For reversal of the judgment plaintiffs rely on the propositions that the court erred in sustaining the motion of the defendants to dismiss plaintiffs' cause of action, and second, that the court erred in overruling the motion of plaintiffs for a new trial. In the brief of plaintiffs their theory of the case and the authorities on which they rely are thus stated:
"Counsel for plaintiffs in obtaining said order of revivor and in serving the same upon said personal representatives were undertaking to follow the cases decided by this court to the effect that an order of revivor served upon a personal representative within the four months' period was a substantial compliance with the provisions of our nonclaim statute. Counsel had particularly in mind the case of Coleman v. Bowles, 72 Okla. 313, 181 P. 304, wherein this court expressly held that the service of such notice of revivor within the four months' period was a substantial compliance with the nonclaim statute. In following the procedure adopted the plaintiffs also gave consideration to the case of Bilby v. Hart-Parr Co., 102 Okla. 53, 226 P. 360, wherein the case of Coleman v. Bowles, supra, was approved, although distinguished."
It is thus apparent that plaintiffs' sole reliance for the procedure which they followed are the expressions of this court in the case of Coleman v. Bowles, supra, so it is necessary to analyze that authority in order to determine whether plaintiffs' reliance thereon as a proper guide for their procedure in the instant case was justified. There are so many dissimilarities in the fact situations presented by the records in the two cases that we are unable to recognize the controlling effect of the Bowles case in our determination of the question involved in the instant case.
In the Bowles case the action was for a partnership accounting and to compel the production in court of the books and papers relating to the partnership in order that plaintiffs share of the profits of that business might be ascertained. In the instant case the action is upon an express contract for a definitely ascertained amount.
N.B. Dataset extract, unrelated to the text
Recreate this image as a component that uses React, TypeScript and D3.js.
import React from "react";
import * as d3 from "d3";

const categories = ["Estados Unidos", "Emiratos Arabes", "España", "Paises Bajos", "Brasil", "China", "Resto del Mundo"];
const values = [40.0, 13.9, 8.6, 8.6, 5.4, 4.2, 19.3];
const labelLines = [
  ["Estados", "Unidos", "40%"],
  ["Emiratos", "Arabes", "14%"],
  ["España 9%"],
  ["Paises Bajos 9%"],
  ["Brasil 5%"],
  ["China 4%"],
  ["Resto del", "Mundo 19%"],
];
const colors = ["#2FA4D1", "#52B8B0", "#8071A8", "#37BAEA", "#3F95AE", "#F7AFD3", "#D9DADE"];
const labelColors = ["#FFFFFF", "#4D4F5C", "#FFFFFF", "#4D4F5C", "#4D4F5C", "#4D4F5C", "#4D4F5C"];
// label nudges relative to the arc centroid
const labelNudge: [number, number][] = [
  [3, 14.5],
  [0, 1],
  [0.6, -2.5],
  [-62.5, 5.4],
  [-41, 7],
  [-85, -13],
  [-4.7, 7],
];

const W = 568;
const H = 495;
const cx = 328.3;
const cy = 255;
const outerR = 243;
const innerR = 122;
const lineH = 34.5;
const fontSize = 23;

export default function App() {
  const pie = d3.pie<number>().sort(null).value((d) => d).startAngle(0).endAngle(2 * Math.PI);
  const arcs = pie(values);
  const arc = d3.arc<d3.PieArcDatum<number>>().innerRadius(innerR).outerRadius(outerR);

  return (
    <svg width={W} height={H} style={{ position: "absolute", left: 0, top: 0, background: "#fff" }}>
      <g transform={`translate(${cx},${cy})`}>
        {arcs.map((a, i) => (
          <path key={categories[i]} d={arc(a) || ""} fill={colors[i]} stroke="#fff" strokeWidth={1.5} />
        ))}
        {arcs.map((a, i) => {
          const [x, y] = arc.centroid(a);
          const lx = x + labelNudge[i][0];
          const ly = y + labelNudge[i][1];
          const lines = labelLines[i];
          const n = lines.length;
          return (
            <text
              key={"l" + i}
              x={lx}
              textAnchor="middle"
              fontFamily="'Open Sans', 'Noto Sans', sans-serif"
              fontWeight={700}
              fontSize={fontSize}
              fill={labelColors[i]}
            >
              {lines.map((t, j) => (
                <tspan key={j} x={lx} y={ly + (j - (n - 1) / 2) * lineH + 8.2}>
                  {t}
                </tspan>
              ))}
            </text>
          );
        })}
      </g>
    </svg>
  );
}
In the Bowles case the defendant had filed no answer at the time of his death, while in the instant case the issues had been clearly and definitely drawn during defendant's lifetime.
In the Bowles case, as in the instant case, revivor of the action was had within four months' period for presenting claims, but in that case, unlike the instant case, the administrator filed her answer to plaintiffs' petition within the four months' period. In the instant case the executors, after the expiration of the four months' period, filed their motion to dismiss plaintiffs' action as to them for the reason that no claim had been filed and presented to them for allowance as required by law.
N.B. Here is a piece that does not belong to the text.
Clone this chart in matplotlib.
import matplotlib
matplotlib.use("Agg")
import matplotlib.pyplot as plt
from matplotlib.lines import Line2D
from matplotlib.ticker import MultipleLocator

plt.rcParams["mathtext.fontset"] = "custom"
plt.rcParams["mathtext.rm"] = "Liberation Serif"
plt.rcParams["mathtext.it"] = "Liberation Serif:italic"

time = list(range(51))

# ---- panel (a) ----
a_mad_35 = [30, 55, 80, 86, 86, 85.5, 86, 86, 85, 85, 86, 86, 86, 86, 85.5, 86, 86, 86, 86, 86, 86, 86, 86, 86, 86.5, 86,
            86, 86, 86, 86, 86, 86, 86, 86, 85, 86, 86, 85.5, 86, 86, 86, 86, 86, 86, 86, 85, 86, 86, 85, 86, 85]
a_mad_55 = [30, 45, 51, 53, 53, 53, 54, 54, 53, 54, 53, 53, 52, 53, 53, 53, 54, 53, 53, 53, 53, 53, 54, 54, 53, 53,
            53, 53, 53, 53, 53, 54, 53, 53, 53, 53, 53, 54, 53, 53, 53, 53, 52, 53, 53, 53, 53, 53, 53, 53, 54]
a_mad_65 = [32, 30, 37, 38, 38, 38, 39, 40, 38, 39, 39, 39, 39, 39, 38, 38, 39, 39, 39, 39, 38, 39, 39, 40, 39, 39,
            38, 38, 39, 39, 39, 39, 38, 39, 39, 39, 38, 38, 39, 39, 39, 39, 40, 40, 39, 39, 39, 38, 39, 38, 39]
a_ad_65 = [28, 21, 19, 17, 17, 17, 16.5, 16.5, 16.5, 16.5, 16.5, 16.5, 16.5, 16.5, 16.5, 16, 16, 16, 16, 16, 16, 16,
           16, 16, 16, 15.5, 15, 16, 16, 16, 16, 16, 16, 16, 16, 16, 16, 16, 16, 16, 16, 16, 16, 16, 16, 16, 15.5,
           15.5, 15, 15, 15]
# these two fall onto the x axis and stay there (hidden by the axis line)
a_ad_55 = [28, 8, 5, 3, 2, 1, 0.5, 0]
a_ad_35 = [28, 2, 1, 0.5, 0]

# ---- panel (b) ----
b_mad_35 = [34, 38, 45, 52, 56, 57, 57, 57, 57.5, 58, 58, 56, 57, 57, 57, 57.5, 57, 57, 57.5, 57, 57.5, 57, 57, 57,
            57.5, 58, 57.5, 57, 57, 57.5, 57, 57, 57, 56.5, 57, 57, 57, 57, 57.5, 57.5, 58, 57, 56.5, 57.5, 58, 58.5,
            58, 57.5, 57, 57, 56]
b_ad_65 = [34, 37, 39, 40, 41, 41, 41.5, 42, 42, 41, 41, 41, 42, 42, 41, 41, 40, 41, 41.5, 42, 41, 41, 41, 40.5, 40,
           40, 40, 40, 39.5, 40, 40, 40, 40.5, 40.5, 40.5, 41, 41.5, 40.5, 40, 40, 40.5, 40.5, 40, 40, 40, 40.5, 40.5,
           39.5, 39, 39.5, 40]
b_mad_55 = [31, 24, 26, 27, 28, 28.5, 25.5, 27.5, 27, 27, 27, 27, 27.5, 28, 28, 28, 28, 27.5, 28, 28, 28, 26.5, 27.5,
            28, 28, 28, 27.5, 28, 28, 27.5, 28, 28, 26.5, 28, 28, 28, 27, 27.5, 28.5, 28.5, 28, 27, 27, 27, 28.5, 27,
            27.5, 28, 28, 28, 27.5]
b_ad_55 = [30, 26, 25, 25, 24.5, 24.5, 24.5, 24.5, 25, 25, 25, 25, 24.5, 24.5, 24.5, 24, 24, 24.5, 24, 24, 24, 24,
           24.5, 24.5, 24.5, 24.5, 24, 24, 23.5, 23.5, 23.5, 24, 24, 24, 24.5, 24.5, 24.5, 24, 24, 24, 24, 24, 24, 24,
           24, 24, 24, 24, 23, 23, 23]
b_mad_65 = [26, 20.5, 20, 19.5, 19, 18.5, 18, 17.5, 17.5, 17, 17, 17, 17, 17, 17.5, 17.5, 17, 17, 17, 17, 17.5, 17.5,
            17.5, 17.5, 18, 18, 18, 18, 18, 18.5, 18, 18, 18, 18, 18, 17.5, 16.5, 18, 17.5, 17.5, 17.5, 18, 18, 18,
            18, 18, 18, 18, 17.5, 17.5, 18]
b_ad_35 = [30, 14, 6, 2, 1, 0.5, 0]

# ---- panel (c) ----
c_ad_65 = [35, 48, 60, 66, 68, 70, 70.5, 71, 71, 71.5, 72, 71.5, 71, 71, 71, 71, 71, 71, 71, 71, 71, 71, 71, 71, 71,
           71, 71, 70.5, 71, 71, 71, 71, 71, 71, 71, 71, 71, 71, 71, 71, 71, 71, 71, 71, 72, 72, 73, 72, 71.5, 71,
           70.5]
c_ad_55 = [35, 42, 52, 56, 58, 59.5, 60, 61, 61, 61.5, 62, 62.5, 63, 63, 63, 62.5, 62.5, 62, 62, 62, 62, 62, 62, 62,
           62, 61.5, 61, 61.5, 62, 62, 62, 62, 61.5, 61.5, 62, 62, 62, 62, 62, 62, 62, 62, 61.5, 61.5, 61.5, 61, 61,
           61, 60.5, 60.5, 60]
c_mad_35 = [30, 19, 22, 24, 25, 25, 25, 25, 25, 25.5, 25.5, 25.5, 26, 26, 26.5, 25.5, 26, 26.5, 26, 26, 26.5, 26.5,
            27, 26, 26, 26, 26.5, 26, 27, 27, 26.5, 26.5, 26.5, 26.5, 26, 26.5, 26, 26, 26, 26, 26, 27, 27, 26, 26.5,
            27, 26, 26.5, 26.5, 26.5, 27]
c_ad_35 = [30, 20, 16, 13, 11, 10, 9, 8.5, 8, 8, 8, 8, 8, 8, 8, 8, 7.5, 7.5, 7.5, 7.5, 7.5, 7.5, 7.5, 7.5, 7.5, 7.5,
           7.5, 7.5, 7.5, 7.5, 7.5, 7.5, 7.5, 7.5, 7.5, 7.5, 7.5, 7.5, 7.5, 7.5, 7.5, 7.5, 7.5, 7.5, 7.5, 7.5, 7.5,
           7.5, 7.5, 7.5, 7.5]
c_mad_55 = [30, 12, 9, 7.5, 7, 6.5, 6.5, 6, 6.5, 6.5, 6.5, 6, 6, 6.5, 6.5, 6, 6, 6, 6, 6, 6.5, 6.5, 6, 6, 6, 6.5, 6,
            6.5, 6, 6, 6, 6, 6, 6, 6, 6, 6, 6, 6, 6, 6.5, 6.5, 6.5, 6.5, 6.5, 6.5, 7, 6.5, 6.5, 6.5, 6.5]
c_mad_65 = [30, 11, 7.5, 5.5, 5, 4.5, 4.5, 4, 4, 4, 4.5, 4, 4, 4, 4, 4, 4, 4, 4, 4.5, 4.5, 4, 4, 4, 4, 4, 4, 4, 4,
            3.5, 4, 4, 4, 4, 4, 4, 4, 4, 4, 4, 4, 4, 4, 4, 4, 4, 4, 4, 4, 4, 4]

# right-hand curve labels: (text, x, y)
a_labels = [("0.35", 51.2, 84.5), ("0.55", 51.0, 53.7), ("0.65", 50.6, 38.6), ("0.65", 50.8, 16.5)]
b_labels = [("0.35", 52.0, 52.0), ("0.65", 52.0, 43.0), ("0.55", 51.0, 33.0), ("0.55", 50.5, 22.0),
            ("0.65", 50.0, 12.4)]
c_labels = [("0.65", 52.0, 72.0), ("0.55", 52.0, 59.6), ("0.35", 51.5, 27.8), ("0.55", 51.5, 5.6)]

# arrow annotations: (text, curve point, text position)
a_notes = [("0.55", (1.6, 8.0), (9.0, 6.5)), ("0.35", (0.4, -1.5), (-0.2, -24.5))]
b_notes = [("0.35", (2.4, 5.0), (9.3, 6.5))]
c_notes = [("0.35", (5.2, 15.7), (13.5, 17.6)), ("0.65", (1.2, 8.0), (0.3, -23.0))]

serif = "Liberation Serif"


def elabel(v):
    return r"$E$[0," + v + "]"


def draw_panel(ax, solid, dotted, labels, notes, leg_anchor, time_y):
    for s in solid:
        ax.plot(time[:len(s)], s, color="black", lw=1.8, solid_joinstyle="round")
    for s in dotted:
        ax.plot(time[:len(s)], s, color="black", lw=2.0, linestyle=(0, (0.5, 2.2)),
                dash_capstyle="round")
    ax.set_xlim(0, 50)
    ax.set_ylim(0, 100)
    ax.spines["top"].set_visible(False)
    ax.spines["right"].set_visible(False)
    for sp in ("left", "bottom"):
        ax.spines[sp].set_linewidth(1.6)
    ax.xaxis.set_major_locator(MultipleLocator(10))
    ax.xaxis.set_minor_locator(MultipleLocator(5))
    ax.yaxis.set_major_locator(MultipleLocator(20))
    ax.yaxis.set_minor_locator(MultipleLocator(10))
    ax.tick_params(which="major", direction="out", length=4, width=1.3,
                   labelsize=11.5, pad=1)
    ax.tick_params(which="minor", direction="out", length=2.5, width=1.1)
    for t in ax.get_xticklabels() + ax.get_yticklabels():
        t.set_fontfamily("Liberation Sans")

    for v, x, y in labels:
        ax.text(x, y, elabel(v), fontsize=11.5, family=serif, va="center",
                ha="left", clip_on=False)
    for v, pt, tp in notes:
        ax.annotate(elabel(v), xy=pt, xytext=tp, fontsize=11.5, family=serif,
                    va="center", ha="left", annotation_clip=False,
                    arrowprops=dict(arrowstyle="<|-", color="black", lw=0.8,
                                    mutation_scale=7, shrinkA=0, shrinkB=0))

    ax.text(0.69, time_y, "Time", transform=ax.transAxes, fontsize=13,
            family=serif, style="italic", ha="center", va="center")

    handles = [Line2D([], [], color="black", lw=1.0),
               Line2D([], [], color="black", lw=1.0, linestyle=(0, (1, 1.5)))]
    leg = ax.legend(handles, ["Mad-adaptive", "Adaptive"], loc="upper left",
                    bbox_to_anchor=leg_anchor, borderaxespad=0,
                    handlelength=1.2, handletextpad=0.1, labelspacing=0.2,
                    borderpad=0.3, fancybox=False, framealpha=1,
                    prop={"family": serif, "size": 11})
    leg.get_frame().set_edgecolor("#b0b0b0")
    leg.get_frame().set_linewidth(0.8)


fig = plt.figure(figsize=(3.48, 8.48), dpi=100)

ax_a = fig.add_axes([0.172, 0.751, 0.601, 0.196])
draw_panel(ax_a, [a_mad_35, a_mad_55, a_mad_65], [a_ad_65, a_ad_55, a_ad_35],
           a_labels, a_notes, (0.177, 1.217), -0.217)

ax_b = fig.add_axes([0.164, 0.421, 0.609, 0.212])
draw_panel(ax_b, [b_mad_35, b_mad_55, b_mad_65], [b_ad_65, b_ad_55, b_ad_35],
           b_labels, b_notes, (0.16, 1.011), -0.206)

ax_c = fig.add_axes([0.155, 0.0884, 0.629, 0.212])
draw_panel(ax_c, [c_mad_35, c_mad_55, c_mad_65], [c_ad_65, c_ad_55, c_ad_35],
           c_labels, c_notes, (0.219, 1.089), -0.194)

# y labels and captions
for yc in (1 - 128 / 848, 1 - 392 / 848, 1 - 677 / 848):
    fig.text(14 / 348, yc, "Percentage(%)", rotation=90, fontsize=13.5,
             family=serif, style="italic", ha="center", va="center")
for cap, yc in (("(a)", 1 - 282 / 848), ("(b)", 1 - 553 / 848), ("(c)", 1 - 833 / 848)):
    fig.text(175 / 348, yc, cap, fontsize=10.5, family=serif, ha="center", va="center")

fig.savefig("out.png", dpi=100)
In the Bowles case the record did not disclose that notice to creditors had ever been given by the administrator, while in the instant case the giving of this notice is admitted to have been done. In the Bowles case we find this language by this court:
"As we have seen, under section 6338, supra, no recovery could be had in the action unless proof be made of the presentation required. The statute seems to be plain, and ordinarily there would be no question but that the plaintiff would be required to make this proof before being entitled to a recovery. However that may be, it is not necessary for us at this time to decide this question, or as to whether or not the claim herein was of the kind that would come within the provisions of the statute. This, as we have seen, is an action commenced in the lifetime of W.D. Coleman for an accounting. The plaintiff was seeking the production of the books of the partnership into court for the purpose of having the court ascertain the amount due from the defendant to the plaintiff. The allegation of the petition was that the defendant, W.D. Coleman, had kept the books, had collected the rents and the profits, and had refused to account to the plaintiff for his interest in the partnership. The very nature of the action clearly demonstrates that the plaintiff could not consistently make the affidavit required in presenting the claim to the administratrix. In making the affidavit he would be required to swear that no payments had been made on the claim which were not credited thereon . . ."
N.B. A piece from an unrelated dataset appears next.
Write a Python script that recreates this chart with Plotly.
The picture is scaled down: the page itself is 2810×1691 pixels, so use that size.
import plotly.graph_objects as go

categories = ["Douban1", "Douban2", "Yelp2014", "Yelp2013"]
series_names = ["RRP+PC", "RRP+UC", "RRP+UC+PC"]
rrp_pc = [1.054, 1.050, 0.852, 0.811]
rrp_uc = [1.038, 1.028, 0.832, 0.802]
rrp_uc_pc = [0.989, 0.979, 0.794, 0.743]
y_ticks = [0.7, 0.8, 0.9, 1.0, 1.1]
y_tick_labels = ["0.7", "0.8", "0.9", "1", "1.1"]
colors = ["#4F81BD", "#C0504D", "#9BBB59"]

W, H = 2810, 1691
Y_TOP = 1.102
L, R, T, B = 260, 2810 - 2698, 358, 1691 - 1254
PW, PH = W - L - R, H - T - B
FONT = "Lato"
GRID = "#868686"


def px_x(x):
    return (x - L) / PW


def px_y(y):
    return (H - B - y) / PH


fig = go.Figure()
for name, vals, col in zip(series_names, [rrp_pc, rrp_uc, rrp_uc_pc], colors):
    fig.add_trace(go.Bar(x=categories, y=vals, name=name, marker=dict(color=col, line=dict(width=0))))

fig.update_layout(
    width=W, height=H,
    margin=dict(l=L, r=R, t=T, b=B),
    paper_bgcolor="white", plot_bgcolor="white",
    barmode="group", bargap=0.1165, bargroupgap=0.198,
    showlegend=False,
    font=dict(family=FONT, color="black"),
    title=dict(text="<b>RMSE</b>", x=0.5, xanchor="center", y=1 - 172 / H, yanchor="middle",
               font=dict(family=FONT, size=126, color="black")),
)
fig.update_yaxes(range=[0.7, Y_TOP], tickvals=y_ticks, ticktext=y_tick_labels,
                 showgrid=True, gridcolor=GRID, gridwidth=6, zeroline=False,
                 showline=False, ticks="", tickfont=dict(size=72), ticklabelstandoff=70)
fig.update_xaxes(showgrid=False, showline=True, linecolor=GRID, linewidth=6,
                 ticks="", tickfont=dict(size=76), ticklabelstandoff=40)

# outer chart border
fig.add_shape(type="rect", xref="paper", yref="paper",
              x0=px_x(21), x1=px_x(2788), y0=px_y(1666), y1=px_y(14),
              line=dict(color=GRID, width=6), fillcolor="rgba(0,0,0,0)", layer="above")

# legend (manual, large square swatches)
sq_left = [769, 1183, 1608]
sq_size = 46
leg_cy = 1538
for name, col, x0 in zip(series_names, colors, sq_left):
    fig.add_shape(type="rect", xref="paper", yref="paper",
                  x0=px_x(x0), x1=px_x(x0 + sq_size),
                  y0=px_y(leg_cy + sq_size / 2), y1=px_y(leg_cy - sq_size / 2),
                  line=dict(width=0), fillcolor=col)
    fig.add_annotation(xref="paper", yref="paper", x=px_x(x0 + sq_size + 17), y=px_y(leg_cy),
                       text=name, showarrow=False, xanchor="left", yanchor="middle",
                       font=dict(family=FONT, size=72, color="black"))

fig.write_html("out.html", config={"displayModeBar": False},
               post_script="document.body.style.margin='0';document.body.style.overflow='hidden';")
It thus appears that the very nature of plaintiffs' action in that case precluded the preparation and presentation of a proper claim against the estate and would have required false swearing on the part of plaintiffs in order to comply with the statute as to authentication of the claim. That this consideration was a controlling one in excusing the filing and presentation of the claim is evident from the further language in the opinion wherein the court stated that the law does not require the doing of a futile thing. No such consideration can be given to the factual situation in the instant case.
In Bilby v. Hart-Parr Co., supra, which plaintiffs state was also considered by them in adopting their mode of procedure, this court said:
"Section 1244, supra, is plain, and precludes a recovery unless the claim is presented as therein required. In jurisdictions having like statutory provisions, it has been quite generally held that the presentation of a claim is a condition precedent to any recovery." (Citing cases.)
Our Probate Code in its provisions relating to claims against estates recognizes no deviation from the rules therein prescribed for presenting claims against estates. A claim is either presented or it is not presented. Under these sections a revivor of an action against the executors or administrators of an estate is not recognized by these statutes as a substitute for the method prescribed for presenting claims. By section 334 the form or affidavit for proving claims is specifically prescribed and this court said in the Bowles case, supra, that the plaintiff there could not have made this affidavit and this was recognized as an excuse for not presenting the claim under the statute. Under our revivor statutes no affidavit of any kind is required. The revivor is made simply on motion after notice in the absence of consent to the revivor. There is no requirement in the revivor statutes which can take the place of the affidavit required by the Probate Code. To say that when the Legislature, in section 343, declared "no recovery shall be had in the action unless proof be made of the presentation required," that it intended that revivor of the action on motion should be a sufficient presentation of the claim, is to interpolate into the statute language which the Legislature did not deem it advisable to use. The executor of an estate may know nothing of the merits of an action pending at the death of the person he represents and it was evidently intended by the Legislature that he should be fully informed thereof in the mode prescribed for the presentation of a claim.
Instead of the rule of the Coleman case being applicable when the trial court passed upon the motion to dismiss as to the executors, the rule announced in the case of Pool v. Burson et al., Adm'rs, 169 Okla. 277, 36 P.2d 729, was the applicable law. That rule is thus stated in the syllabus:
"Where an action is pending against one for damages for breach of contract and the defendant dies, the suit cannot be maintained against his personal representatives without the filing of a claim against his estate, as required by the Code of Probate Procedure, even though such action be revived within the four months' period allowed for the filing of claims." Fluke et al. v. Douglas, 158 Okla. 300, 13 P.2d 210; Filtsch v. Sipe, 198 Okla. 356, 178 P.2d 612.
Judgment affirmed.
HURST, C.J., DAVISON, V.C.J., and WELCH, GIBSON, and LUTTRELL, J. J., concur. RILEY, J., dissents.